__Exercise description__:
Write out the material again word for word, dropping any images it holds.

**** Raw data

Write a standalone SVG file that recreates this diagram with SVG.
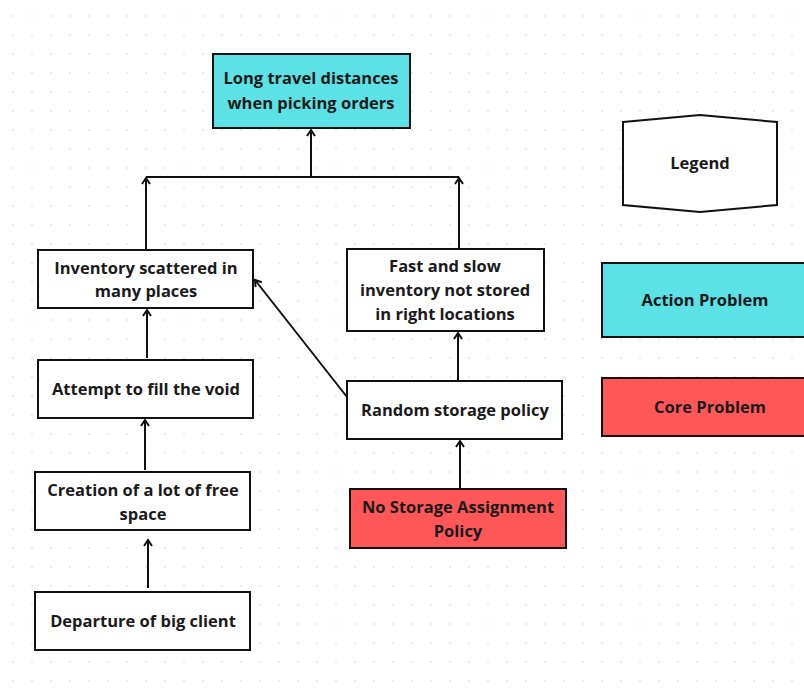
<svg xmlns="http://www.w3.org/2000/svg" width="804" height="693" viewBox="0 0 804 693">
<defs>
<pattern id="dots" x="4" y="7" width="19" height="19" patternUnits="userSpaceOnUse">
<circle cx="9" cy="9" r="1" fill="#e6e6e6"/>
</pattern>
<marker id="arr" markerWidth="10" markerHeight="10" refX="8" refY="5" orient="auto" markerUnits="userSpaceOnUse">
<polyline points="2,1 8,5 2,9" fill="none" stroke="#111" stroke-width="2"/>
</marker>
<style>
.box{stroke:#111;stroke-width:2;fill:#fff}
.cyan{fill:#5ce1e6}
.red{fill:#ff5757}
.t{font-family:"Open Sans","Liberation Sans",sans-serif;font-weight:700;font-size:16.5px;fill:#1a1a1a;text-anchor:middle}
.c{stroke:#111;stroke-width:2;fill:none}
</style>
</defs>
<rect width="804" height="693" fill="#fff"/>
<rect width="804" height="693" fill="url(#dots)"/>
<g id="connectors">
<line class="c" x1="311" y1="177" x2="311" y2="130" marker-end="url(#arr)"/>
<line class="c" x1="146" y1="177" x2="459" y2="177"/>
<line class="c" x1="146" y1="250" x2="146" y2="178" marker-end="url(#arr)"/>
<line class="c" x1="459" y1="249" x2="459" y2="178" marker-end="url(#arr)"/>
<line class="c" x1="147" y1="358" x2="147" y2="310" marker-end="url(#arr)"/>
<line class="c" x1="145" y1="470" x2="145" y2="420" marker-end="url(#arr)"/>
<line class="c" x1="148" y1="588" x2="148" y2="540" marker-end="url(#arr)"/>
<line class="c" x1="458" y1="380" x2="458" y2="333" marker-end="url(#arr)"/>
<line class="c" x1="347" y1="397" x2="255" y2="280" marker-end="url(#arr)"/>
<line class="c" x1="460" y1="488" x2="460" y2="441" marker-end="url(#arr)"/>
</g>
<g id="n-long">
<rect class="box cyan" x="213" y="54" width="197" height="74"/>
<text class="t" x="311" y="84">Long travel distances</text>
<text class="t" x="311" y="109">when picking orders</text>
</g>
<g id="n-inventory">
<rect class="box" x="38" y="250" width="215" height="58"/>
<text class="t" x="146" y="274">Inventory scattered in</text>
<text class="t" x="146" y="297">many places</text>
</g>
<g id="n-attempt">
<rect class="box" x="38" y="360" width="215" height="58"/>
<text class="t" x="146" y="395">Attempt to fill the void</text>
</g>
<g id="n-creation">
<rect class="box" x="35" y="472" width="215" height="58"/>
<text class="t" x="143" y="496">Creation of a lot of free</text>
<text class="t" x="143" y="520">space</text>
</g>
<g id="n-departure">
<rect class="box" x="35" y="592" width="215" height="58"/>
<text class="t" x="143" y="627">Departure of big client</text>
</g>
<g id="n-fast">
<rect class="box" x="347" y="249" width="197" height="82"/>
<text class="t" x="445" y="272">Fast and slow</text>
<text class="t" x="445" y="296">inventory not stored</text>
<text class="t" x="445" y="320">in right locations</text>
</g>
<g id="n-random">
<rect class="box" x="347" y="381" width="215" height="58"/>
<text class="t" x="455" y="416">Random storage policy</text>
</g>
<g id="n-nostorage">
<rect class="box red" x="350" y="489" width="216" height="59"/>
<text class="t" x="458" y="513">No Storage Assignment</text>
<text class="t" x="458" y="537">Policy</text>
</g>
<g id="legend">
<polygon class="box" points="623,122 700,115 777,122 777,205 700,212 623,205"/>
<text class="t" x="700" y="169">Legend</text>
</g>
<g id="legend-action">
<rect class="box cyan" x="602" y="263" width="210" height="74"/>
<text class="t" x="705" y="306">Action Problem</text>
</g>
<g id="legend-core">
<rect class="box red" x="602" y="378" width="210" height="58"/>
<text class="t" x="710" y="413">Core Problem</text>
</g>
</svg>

********

__Correct result__:
Write a standalone SVG file that recreates this diagram with SVG.
<svg xmlns="http://www.w3.org/2000/svg" width="804" height="693" viewBox="0 0 804 693">
<defs>
<pattern id="dots" x="4" y="7" width="19" height="19" patternUnits="userSpaceOnUse">
<circle cx="9" cy="9" r="1" fill="#e6e6e6"/>
</pattern>
<marker id="arr" markerWidth="10" markerHeight="10" refX="8" refY="5" orient="auto" markerUnits="userSpaceOnUse">
<polyline points="2,1 8,5 2,9" fill="none" stroke="#111" stroke-width="2"/>
</marker>
<style>
.box{stroke:#111;stroke-width:2;fill:#fff}
.cyan{fill:#5ce1e6}
.red{fill:#ff5757}
.t{font-family:"Open Sans","Liberation Sans",sans-serif;font-weight:700;font-size:16.5px;fill:#1a1a1a;text-anchor:middle}
.c{stroke:#111;stroke-width:2;fill:none}
</style>
</defs>
<rect width="804" height="693" fill="#fff"/>
<rect width="804" height="693" fill="url(#dots)"/>
<g id="connectors">
<line class="c" x1="311" y1="177" x2="311" y2="130" marker-end="url(#arr)"/>
<line class="c" x1="146" y1="177" x2="459" y2="177"/>
<line class="c" x1="146" y1="250" x2="146" y2="178" marker-end="url(#arr)"/>
<line class="c" x1="459" y1="249" x2="459" y2="178" marker-end="url(#arr)"/>
<line class="c" x1="147" y1="358" x2="147" y2="310" marker-end="url(#arr)"/>
<line class="c" x1="145" y1="470" x2="145" y2="420" marker-end="url(#arr)"/>
<line class="c" x1="148" y1="588" x2="148" y2="540" marker-end="url(#arr)"/>
<line class="c" x1="458" y1="380" x2="458" y2="333" marker-end="url(#arr)"/>
<line class="c" x1="347" y1="397" x2="255" y2="280" marker-end="url(#arr)"/>
<line class="c" x1="460" y1="488" x2="460" y2="441" marker-end="url(#arr)"/>
</g>
<g id="n-long">
<rect class="box cyan" x="213" y="54" width="197" height="74"/>
<text class="t" x="311" y="84">Long travel distances</text>
<text class="t" x="311" y="109">when picking orders</text>
</g>
<g id="n-inventory">
<rect class="box" x="38" y="250" width="215" height="58"/>
<text class="t" x="146" y="274">Inventory scattered in</text>
<text class="t" x="146" y="297">many places</text>
</g>
<g id="n-attempt">
<rect class="box" x="38" y="360" width="215" height="58"/>
<text class="t" x="146" y="395">Attempt to fill the void</text>
</g>
<g id="n-creation">
<rect class="box" x="35" y="472" width="215" height="58"/>
<text class="t" x="143" y="496">Creation of a lot of free</text>
<text class="t" x="143" y="520">space</text>
</g>
<g id="n-departure">
<rect class="box" x="35" y="592" width="215" height="58"/>
<text class="t" x="143" y="627">Departure of big client</text>
</g>
<g id="n-fast">
<rect class="box" x="347" y="249" width="197" height="82"/>
<text class="t" x="445" y="272">Fast and slow</text>
<text class="t" x="445" y="296">inventory not stored</text>
<text class="t" x="445" y="320">in right locations</text>
</g>
<g id="n-random">
<rect class="box" x="347" y="381" width="215" height="58"/>
<text class="t" x="455" y="416">Random storage policy</text>
</g>
<g id="n-nostorage">
<rect class="box red" x="350" y="489" width="216" height="59"/>
<text class="t" x="458" y="513">No Storage Assignment</text>
<text class="t" x="458" y="537">Policy</text>
</g>
<g id="legend">
<polygon class="box" points="623,122 700,115 777,122 777,205 700,212 623,205"/>
<text class="t" x="700" y="169">Legend</text>
</g>
<g id="legend-action">
<rect class="box cyan" x="602" y="263" width="210" height="74"/>
<text class="t" x="705" y="306">Action Problem</text>
</g>
<g id="legend-core">
<rect class="box red" x="602" y="378" width="210" height="58"/>
<text class="t" x="710" y="413">Core Problem</text>
</g>
</svg>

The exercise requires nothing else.